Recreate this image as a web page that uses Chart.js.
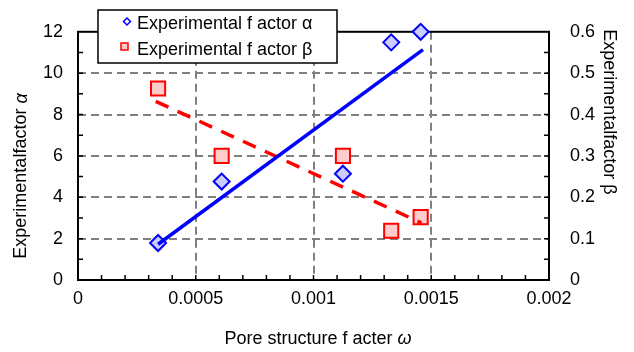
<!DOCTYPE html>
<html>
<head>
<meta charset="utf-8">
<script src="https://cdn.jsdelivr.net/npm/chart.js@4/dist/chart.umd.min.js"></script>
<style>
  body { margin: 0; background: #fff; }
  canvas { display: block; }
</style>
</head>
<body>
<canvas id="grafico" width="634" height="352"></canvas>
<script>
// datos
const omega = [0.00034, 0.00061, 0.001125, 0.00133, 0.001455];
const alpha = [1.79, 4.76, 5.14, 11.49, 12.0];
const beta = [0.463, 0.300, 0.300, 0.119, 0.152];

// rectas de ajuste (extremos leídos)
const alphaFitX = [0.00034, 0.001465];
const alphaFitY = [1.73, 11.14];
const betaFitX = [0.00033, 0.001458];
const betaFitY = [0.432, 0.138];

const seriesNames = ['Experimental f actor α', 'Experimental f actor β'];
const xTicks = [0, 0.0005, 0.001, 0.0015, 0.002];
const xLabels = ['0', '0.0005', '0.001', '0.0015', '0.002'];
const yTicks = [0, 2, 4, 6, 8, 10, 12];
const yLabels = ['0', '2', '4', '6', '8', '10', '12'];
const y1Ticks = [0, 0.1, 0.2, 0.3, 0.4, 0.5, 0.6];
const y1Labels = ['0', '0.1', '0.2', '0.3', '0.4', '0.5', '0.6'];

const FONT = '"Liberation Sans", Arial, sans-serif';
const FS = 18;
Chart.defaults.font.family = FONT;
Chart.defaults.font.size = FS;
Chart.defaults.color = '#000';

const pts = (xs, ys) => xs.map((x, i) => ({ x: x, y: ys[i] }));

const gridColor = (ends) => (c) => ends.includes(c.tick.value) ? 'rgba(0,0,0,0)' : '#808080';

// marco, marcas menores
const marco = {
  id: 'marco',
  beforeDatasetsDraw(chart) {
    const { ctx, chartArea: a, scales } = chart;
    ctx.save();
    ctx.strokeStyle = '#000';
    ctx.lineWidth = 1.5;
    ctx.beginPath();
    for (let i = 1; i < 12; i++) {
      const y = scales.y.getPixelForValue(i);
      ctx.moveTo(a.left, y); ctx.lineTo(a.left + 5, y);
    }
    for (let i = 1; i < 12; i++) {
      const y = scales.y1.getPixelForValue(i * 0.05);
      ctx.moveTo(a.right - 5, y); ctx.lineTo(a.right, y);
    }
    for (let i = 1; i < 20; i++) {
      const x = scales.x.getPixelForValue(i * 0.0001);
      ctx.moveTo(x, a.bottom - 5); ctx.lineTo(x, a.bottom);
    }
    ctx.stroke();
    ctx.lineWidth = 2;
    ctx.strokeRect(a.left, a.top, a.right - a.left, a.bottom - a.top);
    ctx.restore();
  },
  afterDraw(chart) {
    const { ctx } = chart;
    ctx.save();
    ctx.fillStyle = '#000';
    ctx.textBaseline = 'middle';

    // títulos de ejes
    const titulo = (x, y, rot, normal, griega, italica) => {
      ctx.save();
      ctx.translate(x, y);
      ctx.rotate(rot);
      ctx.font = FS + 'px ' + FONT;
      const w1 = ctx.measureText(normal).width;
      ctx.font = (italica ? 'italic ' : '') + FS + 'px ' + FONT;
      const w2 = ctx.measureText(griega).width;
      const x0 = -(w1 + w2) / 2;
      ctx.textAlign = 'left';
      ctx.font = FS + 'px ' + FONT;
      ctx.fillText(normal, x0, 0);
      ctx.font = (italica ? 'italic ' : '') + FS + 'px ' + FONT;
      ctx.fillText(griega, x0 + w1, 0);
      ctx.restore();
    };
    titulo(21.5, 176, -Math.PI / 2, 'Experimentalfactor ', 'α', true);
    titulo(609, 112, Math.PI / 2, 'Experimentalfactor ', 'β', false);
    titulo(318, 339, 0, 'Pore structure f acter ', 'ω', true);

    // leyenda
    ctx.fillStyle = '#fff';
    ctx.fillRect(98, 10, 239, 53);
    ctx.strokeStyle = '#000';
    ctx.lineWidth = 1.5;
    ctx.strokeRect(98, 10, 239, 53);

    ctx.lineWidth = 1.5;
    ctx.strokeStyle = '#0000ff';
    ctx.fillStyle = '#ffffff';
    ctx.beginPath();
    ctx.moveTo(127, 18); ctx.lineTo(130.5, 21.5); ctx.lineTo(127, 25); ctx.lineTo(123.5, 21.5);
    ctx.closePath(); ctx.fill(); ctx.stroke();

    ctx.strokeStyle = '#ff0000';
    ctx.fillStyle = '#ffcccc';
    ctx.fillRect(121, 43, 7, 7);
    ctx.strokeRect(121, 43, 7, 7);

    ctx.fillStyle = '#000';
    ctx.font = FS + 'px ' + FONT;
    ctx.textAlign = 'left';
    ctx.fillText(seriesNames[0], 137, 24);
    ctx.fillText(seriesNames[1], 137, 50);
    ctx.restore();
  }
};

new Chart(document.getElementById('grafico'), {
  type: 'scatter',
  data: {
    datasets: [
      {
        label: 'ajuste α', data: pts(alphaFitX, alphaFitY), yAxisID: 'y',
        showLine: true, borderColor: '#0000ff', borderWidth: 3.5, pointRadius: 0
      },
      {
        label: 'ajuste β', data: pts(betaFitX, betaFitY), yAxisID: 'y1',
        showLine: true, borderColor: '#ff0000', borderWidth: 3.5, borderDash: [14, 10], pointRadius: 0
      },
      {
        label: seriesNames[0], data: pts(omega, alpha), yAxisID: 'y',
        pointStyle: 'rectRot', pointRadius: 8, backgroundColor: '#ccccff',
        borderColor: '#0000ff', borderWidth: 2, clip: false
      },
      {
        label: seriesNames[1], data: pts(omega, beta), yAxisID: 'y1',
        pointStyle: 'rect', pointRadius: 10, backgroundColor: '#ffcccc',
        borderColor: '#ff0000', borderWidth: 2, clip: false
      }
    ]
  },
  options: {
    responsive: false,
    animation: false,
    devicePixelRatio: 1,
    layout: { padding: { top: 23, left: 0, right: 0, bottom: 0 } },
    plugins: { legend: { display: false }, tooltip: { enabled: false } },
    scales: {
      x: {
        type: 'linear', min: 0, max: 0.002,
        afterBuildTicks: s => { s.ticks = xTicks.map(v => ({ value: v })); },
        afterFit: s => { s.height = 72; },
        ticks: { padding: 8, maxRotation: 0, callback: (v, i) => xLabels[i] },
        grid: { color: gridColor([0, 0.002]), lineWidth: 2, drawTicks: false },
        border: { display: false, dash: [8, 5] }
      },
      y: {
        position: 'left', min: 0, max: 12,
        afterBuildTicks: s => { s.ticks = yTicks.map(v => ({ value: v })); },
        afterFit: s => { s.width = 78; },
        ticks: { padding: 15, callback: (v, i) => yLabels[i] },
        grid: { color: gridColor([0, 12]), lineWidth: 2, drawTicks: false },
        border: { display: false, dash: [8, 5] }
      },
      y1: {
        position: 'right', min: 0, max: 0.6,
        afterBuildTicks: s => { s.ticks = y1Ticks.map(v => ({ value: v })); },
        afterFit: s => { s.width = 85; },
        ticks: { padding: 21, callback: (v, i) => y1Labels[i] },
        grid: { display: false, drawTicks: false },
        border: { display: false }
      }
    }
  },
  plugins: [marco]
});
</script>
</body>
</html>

——

*Directions for this task*
Output exactly the span of lines from the top of the listing through the line holding "const beta = [0.463, 0.300, 0.300, 0.119, 0.152];", and leave every picture out.

*Solution to this exercise*
Recreate this image as a web page that uses Chart.js.
<!DOCTYPE html>
<html>
<head>
<meta charset="utf-8">
<script src="https://cdn.jsdelivr.net/npm/chart.js@4/dist/chart.umd.min.js"></script>
<style>
  body { margin: 0; background: #fff; }
  canvas { display: block; }
</style>
</head>
<body>
<canvas id="grafico" width="634" height="352"></canvas>
<script>
// datos
const omega = [0.00034, 0.00061, 0.001125, 0.00133, 0.001455];
const alpha = [1.79, 4.76, 5.14, 11.49, 12.0];
const beta = [0.463, 0.300, 0.300, 0.119, 0.152];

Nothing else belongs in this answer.